Herz taught at the Conservatoire between 1842 and 1874. Of his pupils, only Marie-Aimée Roger-Miclos (1860-1950) recorded, in the early 1900s, for Dischi Fonotipia.
Herz composed many pieces, the opus numbers of his published works reaching 224. Virtually all are for the piano, including eight piano concertos. Among his many musical works, he was involved in the composition of Hexaméron (the fourth variation on Bellini's theme is his). Many, however, found his piano style showy and shallow. Robert Schumann was among those who criticized it, but his wife Clara saw in it the praiseworthy quality that it could challenge a performer's interpretation.
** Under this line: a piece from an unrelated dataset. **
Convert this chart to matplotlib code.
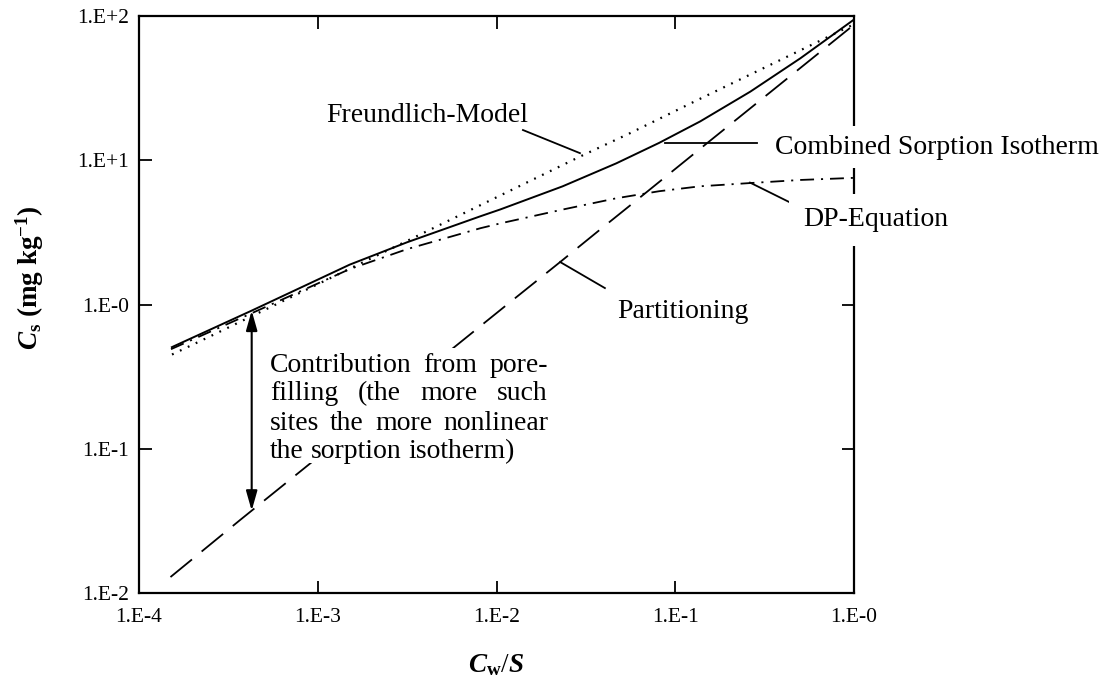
import matplotlib
matplotlib.use('Agg')
import matplotlib.pyplot as plt
from matplotlib.ticker import NullLocator
from matplotlib.patches import Rectangle

plt.rcParams['font.family'] = ['Liberation Serif', 'DejaVu Serif']
plt.rcParams['mathtext.fontset'] = 'custom'
plt.rcParams['mathtext.rm'] = 'Liberation Serif'
plt.rcParams['mathtext.it'] = 'Liberation Serif:italic'
plt.rcParams['mathtext.bf'] = 'Liberation Serif:bold'
plt.rcParams['mathtext.bfit'] = 'Liberation Serif:italic:bold'
plt.rcParams['lines.scale_dashes'] = False

# ---------------- data ----------------
x_combined = [1.51e-4, 4.27e-4, 1.51e-3, 3.16e-3, 8.13e-3, 1.05e-2, 2.34e-2,
              4.68e-2, 8.13e-2, 0.138, 0.263, 0.501, 1.0]
y_combined = [0.503, 0.907, 1.89, 2.70, 4.09, 4.56, 6.59,
              9.52, 13.2, 18.6, 29.9, 50.9, 94.5]

x_freundlich = [1.53e-4, 2.49e-4, 3.16e-3, 1.05e-2, 2.93e-2, 5.58e-2, 0.137, 0.326, 0.621, 1.0]
y_freundlich = [0.45, 0.60, 2.76, 5.7, 10.6, 15.4, 26.6, 44.7, 65.8, 87.7]

x_dp = [1.51e-4, 4.27e-4, 1.51e-3, 3.16e-3, 8.13e-3, 1.05e-2, 2.34e-2,
        4.68e-2, 8.13e-2, 0.138, 0.263, 0.501, 1.0]
y_dp = [0.49, 0.87, 1.76, 2.42, 3.38, 3.65, 4.55,
        5.45, 6.10, 6.60, 6.95, 7.30, 7.55]

x_partition = [1.5e-4, 3.67e-4, 1.09e-2, 2.27e-2, 3.79e-2, 6.35e-2, 0.156, 0.326, 0.764, 1.0]
y_partition = [0.0129, 0.032, 0.95, 1.97, 3.30, 5.52, 13.6, 28.4, 66.5, 87.0]

x_ticks = [1e-4, 1e-3, 1e-2, 1e-1, 1e0]
x_tick_labels = ['1.E-4', '1.E-3', '1.E-2', '1.E-1', '1.E-0']
y_ticks = [1e-2, 1e-1, 1e0, 1e1, 1e2]
y_tick_labels = ['1.E-2', '1.E-1', '1.E-0', '1.E+1', '1.E+2']

# arrow: pore-filling contribution at this Cw/S
arrow_x = 4.27e-4
arrow_low = 0.0372
arrow_high = 0.907

contrib_lines = ['Contribution from pore-', 'filling (the more such',
                 'sites the more nonlinear', 'the sorption isotherm)']

# ---------------- figure ----------------
W, H = 1104, 680
fig = plt.figure(figsize=(W / 100, H / 100), dpi=100)
L, R, T, B = 139, 854, 16, 593
ax = fig.add_axes([L / W, (H - B) / H, (R - L) / W, (B - T) / H])
ax.set_xscale('log')
ax.set_yscale('log')
ax.set_xlim(1e-4, 1)
ax.set_ylim(1e-2, 1e2)


def afx(px):
    return (px - L) / (R - L)


def afy(py):
    return (B - py) / (B - T)


k = 'black'
ax.plot(x_combined, y_combined, color=k, lw=1.4, solid_capstyle='butt')
ax.plot(x_freundlich, y_freundlich, color=k, lw=1.6, linestyle=(0, (1.3, 5.0)))
ax.plot(x_dp, y_dp, color=k, lw=1.3, linestyle=(0, (10, 5, 1.5, 5)))
ax.plot(x_partition, y_partition, color=k, lw=1.3, linestyle=(0, (20, 9)))

# double arrow
ax.annotate('', xy=(arrow_x, arrow_high), xytext=(arrow_x, arrow_low),
            arrowprops=dict(arrowstyle='<|-|>,head_length=0.6,head_width=0.17',
                            mutation_scale=20, color=k, lw=1.5,
                            shrinkA=0, shrinkB=0))

# leader lines + labels
fs_lab = 20
ax.plot([0.01406, 0.0293], [16.2, 11.2], color=k, lw=1.3)
ax.text(afx(427), afy(115), 'Freundlich-Model', transform=ax.transAxes,
        fontsize=fs_lab, ha='center', va='center')

ax.plot([0.0877, 0.286], [13.2, 13.2], color=k, lw=1.3)
ax.text(afx(775), afy(147), 'Combined Sorption Isotherm', transform=ax.transAxes,
        fontsize=fs_lab, ha='left', va='center', clip_on=False, zorder=5,
        bbox=dict(facecolor='white', edgecolor='none', pad=6))

ax.plot([0.262, 0.468], [7.0, 4.90], color=k, lw=1.3)
ax.text(afx(803), afy(220), 'DP-Equation', transform=ax.transAxes,
        fontsize=fs_lab, ha='left', va='center', clip_on=False, zorder=5,
        bbox=dict(facecolor='white', edgecolor='none', pad=10))

ax.plot([0.0227, 0.0404], [1.97, 1.30], color=k, lw=1.3)
ax.text(afx(617), afy(312), 'Partitioning', transform=ax.transAxes,
        fontsize=fs_lab, ha='left', va='center')

# ticks and spines
ax.set_xticks(x_ticks, labels=x_tick_labels)
ax.set_yticks(y_ticks, labels=y_tick_labels)
ax.xaxis.set_minor_locator(NullLocator())
ax.yaxis.set_minor_locator(NullLocator())
ax.tick_params(which='major', direction='in', length=9, width=1.3,
               top=True, right=True, labelsize=15.5, colors=k)
ax.tick_params(axis='x', pad=11)
ax.tick_params(axis='y', pad=7)
for s in ax.spines.values():
    s.set_linewidth(1.6)
    s.set_color(k)

ax.set_xlabel(r'$\mathbfit{C}_{\mathbf{w}}/\mathbfit{S}$', fontsize=19.5)
ax.xaxis.set_label_coords(0.5, afy(652))
ax.set_ylabel(r'$\mathbfit{C}_{\mathbf{s}}$ (mg kg$^{\mathbf{-1}}$)', fontsize=19.5,
              fontweight='bold')
ax.yaxis.set_label_coords(afx(46), afy(278))

# justified multi-line annotation, placed word by word
ax.add_patch(Rectangle((afx(262), afy(463)), afx(552) - afx(262), afy(348) - afy(463),
                       transform=ax.transAxes, facecolor='white', edgecolor='none',
                       zorder=2.6))
fig.canvas.draw()
rend = fig.canvas.get_renderer()
axw = ax.get_window_extent(rend).width
x_left = afx(270)
x_right = afx(548)
line_y = [362, 391, 420, 449]
space_t = ax.text(0, 0, 'a a', fontsize=fs_lab, transform=ax.transAxes)
aa_t = ax.text(0, 0, 'aa', fontsize=fs_lab, transform=ax.transAxes)
space_w = (space_t.get_window_extent(rend).width - aa_t.get_window_extent(rend).width) / axw
space_t.remove()
aa_t.remove()
for i, line in enumerate(contrib_lines):
    words = line.split()
    texts = [ax.text(0, afy(line_y[i]), w, transform=ax.transAxes, fontsize=fs_lab,
                     ha='left', va='center_baseline', zorder=3) for w in words]
    widths = [t.get_window_extent(rend).width / axw for t in texts]
    if i < len(contrib_lines) - 1:
        gap = (x_right - x_left - sum(widths)) / (len(words) - 1)
    else:
        gap = space_w
    xp = x_left
    for t, wd in zip(texts, widths):
        t.set_x(xp)
        xp += wd + gap

fig.savefig('out.png', dpi=100)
Herz was also an inventor of a mechanical device he named a dactylion, designed to loosen and strengthen pianist's fingers. The device consisted of two parallel wooden bars, where the bottom one could be attached under a keyboard to fix the dactylion in place; and the top bar had ten rings hanging on strings for individual fingers to provide certain resistance while playing the piano. The dactylion had a considerable success then. He patented dactylion in France in 1835. In 1843-1866 he also registered several patents related to construction and fabrication of pianos.